----- EXERCISE INPUT -----
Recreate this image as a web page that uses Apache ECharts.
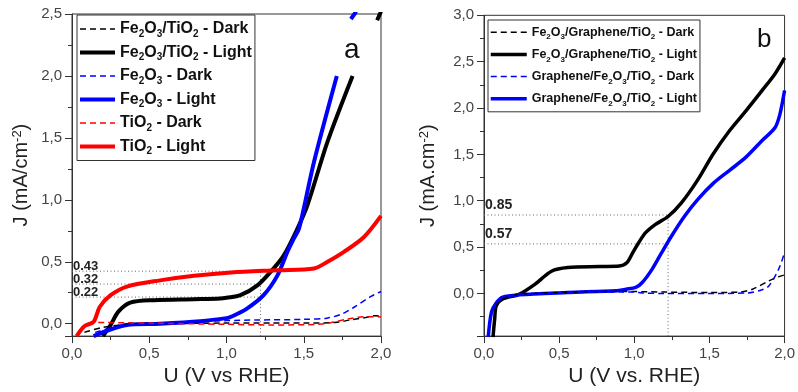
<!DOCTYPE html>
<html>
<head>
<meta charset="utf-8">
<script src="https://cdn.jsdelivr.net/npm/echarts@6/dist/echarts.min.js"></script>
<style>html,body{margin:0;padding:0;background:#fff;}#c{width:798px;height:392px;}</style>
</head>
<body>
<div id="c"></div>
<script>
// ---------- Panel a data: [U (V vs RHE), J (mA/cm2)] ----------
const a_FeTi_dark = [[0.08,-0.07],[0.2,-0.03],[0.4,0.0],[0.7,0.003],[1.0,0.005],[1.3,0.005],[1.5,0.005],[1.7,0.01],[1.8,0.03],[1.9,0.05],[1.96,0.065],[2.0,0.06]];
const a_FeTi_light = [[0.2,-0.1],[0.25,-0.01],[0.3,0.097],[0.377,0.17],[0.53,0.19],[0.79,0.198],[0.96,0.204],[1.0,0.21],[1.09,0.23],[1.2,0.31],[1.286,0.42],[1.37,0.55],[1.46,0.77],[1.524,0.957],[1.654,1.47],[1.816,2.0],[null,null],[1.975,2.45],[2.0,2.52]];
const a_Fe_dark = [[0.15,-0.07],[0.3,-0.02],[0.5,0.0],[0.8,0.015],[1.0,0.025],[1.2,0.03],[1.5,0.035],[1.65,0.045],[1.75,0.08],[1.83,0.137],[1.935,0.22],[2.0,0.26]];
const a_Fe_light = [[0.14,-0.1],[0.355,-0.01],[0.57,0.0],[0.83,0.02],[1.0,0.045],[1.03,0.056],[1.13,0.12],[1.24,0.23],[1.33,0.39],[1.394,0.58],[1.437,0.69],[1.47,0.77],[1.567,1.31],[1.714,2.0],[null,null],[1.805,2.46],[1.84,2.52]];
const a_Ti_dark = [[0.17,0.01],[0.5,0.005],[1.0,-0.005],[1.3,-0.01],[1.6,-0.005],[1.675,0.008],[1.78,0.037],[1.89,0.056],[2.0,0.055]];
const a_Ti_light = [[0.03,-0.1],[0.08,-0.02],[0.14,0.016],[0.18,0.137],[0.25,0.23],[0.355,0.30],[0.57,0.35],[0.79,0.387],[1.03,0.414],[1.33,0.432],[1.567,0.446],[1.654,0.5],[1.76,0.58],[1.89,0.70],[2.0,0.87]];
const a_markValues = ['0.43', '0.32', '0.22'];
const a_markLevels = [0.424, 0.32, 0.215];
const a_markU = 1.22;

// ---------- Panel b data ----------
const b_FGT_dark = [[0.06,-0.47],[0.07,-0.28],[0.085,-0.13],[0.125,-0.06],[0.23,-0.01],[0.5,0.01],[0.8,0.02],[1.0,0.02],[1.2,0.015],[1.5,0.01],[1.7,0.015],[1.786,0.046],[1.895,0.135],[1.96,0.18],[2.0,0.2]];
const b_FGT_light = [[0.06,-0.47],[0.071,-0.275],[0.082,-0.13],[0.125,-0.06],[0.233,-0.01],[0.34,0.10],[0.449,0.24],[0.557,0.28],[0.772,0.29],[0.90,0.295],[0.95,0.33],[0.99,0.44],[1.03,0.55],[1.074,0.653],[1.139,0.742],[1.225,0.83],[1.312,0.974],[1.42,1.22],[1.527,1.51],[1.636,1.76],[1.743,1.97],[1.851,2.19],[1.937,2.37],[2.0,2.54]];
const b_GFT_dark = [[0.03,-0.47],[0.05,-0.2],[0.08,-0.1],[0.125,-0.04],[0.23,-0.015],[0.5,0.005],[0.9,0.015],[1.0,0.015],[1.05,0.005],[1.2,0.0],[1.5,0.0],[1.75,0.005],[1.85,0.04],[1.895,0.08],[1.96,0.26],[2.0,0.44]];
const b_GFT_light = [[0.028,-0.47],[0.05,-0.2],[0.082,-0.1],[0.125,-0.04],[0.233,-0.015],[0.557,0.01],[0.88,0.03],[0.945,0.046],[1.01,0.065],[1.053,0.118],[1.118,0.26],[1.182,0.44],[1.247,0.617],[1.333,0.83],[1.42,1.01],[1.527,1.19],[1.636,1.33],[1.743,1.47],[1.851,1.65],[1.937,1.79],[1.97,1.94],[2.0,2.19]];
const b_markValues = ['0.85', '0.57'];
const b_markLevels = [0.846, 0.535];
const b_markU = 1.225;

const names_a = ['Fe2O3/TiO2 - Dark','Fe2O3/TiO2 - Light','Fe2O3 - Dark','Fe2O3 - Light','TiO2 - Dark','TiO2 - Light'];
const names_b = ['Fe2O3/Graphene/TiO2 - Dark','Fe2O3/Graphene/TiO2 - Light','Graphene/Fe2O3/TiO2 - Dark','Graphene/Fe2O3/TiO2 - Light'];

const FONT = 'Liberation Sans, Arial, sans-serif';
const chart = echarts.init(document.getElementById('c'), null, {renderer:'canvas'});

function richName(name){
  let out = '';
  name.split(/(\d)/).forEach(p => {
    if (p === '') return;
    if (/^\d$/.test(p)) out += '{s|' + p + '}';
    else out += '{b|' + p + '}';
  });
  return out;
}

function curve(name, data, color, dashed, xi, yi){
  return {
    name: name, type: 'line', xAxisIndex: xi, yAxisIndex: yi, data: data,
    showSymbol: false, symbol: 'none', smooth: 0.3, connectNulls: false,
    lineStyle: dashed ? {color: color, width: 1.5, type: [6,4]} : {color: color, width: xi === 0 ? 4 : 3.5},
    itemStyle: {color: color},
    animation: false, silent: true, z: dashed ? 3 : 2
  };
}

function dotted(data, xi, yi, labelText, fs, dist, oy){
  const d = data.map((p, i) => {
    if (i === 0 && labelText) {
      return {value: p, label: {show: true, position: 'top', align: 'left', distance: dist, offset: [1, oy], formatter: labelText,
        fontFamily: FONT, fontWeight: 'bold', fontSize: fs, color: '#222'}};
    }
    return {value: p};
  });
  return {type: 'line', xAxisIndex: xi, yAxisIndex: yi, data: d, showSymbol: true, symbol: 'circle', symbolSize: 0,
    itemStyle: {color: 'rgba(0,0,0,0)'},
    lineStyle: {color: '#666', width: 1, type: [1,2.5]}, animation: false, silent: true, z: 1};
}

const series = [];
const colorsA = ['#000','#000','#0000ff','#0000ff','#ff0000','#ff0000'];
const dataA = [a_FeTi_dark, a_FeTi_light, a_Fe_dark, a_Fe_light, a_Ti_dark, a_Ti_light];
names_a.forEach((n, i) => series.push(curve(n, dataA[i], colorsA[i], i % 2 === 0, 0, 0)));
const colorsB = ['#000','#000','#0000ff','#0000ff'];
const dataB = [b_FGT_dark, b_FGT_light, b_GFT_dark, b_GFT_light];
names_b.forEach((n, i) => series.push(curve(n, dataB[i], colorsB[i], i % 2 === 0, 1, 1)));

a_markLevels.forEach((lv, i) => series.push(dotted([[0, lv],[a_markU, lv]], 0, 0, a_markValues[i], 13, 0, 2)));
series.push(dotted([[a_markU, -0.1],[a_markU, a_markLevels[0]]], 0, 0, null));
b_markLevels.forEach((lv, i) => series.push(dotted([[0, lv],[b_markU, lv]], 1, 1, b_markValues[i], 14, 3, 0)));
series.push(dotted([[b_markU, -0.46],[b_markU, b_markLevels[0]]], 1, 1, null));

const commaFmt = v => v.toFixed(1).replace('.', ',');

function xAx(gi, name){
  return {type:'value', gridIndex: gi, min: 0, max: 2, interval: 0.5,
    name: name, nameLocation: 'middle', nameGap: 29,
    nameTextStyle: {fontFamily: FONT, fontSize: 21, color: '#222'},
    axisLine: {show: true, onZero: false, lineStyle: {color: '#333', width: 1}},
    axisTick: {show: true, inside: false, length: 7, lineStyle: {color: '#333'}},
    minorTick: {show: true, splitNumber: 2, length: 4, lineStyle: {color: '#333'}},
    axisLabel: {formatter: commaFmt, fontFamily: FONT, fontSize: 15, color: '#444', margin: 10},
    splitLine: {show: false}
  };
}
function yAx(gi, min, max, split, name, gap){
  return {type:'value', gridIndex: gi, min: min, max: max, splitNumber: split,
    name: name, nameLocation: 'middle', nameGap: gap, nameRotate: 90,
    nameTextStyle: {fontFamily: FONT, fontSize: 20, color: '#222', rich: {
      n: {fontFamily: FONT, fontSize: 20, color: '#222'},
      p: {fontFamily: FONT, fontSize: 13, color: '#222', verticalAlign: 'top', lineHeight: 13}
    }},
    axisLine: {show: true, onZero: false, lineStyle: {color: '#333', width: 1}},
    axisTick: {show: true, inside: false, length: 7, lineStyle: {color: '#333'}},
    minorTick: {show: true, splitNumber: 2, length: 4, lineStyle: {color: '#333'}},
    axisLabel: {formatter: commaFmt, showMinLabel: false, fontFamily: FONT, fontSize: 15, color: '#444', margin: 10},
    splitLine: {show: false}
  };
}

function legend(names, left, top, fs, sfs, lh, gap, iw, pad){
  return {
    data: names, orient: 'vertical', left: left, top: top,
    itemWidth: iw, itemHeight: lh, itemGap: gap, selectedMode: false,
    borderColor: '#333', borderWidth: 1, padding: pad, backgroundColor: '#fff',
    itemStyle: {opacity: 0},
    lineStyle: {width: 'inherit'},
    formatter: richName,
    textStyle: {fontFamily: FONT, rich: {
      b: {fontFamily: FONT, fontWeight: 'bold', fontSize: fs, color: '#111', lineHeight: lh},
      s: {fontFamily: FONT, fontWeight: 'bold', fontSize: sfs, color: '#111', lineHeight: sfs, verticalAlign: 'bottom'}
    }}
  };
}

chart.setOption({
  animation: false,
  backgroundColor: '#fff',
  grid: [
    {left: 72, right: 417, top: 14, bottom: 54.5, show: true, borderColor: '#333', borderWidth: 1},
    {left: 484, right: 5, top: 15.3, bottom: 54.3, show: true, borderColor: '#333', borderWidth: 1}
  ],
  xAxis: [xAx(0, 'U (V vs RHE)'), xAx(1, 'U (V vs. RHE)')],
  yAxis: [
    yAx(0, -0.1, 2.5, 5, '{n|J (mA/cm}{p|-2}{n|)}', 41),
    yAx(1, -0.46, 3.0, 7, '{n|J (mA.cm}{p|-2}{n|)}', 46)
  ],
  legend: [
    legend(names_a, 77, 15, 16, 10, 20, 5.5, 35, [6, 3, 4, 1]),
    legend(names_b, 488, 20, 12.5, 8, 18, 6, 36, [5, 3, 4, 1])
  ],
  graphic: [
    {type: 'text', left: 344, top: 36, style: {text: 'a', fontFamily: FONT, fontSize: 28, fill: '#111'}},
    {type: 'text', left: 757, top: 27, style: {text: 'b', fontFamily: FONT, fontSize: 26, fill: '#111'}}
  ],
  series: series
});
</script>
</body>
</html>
-----
----- EXERCISE INPUT -----
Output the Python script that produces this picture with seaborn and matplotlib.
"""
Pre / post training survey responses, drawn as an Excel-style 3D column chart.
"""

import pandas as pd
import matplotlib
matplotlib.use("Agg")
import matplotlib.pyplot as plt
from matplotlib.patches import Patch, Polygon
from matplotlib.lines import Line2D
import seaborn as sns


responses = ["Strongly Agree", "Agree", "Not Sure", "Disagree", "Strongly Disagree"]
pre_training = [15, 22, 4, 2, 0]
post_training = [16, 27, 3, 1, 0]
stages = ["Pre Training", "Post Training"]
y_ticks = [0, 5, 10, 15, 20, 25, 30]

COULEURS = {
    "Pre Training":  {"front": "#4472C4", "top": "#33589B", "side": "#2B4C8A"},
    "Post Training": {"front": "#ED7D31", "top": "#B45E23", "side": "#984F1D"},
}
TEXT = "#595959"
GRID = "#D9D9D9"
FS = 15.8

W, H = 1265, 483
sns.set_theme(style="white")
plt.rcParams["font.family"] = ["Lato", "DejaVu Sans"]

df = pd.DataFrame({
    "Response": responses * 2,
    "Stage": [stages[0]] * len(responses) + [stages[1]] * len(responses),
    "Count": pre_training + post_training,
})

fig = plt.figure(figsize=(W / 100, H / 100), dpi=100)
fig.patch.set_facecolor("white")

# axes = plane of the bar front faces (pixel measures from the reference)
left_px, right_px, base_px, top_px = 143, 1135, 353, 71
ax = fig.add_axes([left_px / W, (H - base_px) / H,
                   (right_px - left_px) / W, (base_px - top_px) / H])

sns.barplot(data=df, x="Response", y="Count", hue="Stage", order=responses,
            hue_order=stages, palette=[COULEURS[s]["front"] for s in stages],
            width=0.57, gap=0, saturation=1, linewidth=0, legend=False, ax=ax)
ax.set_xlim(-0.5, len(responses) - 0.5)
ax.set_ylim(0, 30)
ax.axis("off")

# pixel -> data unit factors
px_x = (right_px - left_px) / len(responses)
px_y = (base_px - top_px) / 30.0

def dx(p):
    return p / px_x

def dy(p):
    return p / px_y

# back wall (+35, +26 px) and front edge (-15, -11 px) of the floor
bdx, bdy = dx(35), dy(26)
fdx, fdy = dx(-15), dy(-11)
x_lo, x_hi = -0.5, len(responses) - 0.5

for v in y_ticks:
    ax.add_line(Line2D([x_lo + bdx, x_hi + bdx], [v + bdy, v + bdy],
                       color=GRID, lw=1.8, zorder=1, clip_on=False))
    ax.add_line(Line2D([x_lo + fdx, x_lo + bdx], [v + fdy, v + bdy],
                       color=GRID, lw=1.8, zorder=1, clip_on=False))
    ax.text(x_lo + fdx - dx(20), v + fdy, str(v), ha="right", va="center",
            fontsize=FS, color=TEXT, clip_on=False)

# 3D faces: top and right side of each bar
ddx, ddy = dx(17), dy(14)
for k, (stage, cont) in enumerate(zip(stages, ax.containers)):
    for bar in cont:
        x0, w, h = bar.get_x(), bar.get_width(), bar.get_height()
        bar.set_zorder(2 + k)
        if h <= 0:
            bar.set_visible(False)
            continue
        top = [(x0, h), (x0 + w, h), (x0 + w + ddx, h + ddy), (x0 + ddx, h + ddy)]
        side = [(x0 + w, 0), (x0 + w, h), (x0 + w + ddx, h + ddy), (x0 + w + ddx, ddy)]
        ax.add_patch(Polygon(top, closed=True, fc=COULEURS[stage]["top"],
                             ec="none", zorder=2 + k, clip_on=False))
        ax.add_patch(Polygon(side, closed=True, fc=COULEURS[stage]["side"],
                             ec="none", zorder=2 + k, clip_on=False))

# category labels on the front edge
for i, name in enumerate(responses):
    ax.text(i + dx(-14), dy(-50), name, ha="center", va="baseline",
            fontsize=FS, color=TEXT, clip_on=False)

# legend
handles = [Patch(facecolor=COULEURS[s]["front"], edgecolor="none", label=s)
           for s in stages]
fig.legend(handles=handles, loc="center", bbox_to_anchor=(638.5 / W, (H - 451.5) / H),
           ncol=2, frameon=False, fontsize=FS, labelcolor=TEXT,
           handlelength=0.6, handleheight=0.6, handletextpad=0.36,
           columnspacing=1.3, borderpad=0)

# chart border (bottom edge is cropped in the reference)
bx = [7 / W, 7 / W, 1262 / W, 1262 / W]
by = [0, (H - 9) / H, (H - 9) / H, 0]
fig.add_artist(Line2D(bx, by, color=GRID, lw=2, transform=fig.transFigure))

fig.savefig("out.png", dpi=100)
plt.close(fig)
-----
----- EXERCISE INPUT -----
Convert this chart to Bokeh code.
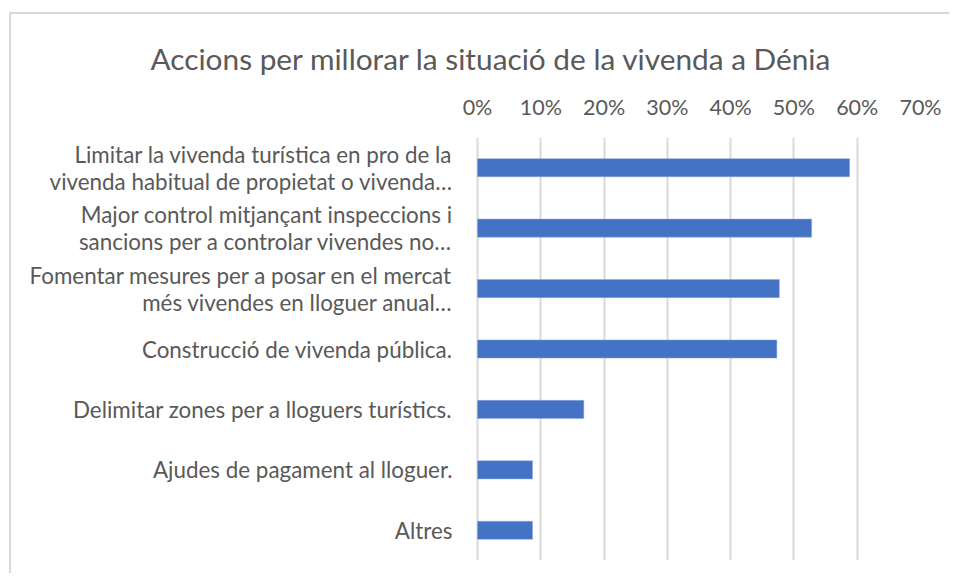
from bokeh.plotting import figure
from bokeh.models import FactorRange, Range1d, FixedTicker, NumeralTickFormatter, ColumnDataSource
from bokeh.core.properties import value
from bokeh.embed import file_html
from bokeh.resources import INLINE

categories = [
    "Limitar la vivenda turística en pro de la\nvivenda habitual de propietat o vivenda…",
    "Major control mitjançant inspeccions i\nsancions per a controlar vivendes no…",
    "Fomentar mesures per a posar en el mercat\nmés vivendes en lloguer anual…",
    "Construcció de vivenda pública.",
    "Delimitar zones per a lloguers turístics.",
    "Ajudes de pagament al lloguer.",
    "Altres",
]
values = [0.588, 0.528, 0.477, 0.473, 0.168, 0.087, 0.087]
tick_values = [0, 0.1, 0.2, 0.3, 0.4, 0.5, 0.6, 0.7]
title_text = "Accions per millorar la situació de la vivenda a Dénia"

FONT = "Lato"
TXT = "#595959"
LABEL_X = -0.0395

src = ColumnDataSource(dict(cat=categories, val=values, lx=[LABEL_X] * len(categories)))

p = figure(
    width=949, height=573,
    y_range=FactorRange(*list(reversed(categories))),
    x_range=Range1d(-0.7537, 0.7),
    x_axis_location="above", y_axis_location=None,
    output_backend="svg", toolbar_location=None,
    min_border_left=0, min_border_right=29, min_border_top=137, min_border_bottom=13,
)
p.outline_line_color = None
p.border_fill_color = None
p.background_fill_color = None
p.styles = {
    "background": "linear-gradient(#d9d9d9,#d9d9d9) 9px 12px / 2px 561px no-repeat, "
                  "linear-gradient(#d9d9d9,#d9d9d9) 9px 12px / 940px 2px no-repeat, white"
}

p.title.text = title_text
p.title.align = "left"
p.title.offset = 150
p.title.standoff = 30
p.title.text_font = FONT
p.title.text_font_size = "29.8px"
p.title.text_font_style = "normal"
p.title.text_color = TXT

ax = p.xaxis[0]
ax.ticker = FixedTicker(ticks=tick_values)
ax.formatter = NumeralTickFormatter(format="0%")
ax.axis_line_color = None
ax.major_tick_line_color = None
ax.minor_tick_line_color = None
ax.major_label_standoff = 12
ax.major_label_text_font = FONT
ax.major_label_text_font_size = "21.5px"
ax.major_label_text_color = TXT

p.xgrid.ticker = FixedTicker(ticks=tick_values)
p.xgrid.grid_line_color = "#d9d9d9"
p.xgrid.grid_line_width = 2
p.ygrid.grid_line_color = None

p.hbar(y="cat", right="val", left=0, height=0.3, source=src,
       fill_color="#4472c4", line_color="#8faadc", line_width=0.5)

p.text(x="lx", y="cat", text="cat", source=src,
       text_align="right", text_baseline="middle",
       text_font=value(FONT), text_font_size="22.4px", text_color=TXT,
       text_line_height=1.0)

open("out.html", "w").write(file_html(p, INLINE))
-----
* WHAT IS NEEDED
Which lines hold the string "this"? Copy all of them from the data above.

* FULL SOLUTION
Recreate this image as a web page that uses Apache ECharts.
Output the Python script that produces this picture with seaborn and matplotlib.
Convert this chart to Bokeh code.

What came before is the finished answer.